The Chinese firm will be responsible for the EPC works of the Mexican project
Ganfeng Lithium has signed a new joint venture agreement with Bacanora Lithium for the Sonora Lithium Project in Mexico.
The JV agreement has been signed after Ganfeng exercised its option to increase its stake to 50% in Sonora Lithium (SLL), the holding company of the lithium project.
The China-based firm, which is also the cornerstone investor and offtake partner of Bacanora Lithium, has a stake of 22.5% in SLL.
Ganfeng will acquire the additional 27.5% stake in SLL by providing £21.8m funds to the latter. The funds will be used towards the development of the Sonora project located in northeast of Sonora State.
In October 2019, the Chinese firm had acquired 29.99% stake in Bacanora Lithium and the stake in SLL for an amount of £21.9m.
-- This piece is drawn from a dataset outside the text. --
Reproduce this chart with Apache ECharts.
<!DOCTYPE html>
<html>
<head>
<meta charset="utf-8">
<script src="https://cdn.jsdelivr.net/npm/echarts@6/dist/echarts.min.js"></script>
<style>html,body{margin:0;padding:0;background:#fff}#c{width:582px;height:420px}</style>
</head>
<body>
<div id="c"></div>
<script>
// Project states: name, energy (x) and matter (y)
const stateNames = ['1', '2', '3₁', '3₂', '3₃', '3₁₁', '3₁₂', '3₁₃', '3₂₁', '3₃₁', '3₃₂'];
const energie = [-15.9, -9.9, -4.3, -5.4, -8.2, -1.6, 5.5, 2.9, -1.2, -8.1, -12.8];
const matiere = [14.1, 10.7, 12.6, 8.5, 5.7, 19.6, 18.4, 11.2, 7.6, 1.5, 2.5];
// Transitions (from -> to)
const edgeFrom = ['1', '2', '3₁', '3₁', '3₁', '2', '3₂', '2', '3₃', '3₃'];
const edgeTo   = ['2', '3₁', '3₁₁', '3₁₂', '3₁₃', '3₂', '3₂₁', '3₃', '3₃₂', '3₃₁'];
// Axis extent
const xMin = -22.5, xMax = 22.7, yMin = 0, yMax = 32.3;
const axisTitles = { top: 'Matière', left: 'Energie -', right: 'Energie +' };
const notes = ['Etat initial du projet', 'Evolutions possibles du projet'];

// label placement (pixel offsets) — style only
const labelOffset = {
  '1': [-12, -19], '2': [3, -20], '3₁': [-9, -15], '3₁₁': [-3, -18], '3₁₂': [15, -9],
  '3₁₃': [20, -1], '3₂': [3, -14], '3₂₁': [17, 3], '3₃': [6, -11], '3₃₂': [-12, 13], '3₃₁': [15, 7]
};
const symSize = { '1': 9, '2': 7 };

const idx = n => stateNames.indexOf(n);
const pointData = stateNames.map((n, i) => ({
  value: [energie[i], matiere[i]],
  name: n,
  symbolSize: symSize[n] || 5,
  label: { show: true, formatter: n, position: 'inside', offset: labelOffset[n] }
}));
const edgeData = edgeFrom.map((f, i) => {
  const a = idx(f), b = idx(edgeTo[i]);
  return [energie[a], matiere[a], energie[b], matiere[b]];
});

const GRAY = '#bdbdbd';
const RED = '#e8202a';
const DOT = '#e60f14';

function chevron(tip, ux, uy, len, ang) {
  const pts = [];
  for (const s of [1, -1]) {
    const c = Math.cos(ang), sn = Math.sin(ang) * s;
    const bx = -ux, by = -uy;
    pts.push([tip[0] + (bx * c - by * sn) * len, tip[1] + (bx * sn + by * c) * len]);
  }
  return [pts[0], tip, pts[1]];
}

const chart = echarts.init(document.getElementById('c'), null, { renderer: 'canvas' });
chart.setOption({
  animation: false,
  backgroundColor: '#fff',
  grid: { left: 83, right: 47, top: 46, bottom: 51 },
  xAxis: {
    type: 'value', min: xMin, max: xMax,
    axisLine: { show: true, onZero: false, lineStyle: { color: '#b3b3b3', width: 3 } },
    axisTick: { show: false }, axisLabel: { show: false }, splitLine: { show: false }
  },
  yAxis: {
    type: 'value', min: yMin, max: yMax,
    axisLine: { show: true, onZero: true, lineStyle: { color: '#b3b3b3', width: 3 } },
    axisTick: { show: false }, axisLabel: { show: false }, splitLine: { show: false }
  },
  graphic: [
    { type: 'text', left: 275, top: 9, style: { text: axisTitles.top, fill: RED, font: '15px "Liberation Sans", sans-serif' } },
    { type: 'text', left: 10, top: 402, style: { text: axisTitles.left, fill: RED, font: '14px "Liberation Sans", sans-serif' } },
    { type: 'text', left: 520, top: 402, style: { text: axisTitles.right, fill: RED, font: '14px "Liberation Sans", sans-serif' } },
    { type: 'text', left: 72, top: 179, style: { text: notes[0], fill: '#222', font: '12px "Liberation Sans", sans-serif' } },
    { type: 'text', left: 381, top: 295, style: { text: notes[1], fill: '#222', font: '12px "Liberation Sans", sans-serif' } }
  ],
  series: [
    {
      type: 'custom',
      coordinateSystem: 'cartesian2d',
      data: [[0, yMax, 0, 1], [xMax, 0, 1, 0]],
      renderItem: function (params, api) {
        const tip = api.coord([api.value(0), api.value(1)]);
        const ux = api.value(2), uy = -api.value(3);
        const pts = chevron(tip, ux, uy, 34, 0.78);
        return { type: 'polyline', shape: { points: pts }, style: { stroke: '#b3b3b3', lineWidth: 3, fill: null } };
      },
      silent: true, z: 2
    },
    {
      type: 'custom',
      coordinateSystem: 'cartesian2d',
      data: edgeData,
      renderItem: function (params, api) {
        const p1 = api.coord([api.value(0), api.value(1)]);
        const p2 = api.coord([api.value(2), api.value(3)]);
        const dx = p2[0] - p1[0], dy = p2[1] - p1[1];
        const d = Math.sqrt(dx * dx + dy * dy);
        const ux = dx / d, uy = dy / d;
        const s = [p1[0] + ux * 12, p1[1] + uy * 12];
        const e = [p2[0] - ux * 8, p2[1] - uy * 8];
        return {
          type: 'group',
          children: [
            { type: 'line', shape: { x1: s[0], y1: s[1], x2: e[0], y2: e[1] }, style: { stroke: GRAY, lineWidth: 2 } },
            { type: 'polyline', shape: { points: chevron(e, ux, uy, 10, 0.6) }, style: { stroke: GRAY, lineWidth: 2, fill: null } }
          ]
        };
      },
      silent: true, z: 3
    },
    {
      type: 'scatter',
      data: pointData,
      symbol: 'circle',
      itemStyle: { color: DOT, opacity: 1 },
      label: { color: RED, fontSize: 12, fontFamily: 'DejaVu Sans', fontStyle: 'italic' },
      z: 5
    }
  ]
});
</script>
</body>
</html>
Bacanora Lithium CEO Peter Secker said: “We are pleased that Ganfeng and Bacanora have agreed terms on the updated joint venture agreements and look forward to the completion of Ganfeng’s investment to own 50% of the Sonora Lithium Project.
“As already noted, their investment further de-risks the Project and reduces the equity demands on Bacanora’s own shareholders to fund Phase 1 of the Project.
“The Sonora Lithium Project is now well placed to be in production in 2023 and delivering battery-grade lithium products into the fast-growing energy storage market.”
The closing of the parties’ new joint venture agreement will be subject to certain approvals and consents from authorities in China.
The final approval for the agreement from China’s State Administration of Foreign Exchange (SAFE) is expected in the coming weeks, said Bacanora Lithium.
The operator of the lithium project will continue to be Bacanora Lithium, a UK-based lithium development and exploration company.
On the other hand, Ganfeng will handle the engineering, procurement, and construction (EPC) activities related to the Mexican project.
According to a December 2017 feasibility study, the Sonora Lithium Project has 8.8 million tonnes of lithium carbonate (Li2CO3) equivalent resources, with a resource life of nearly 250 years.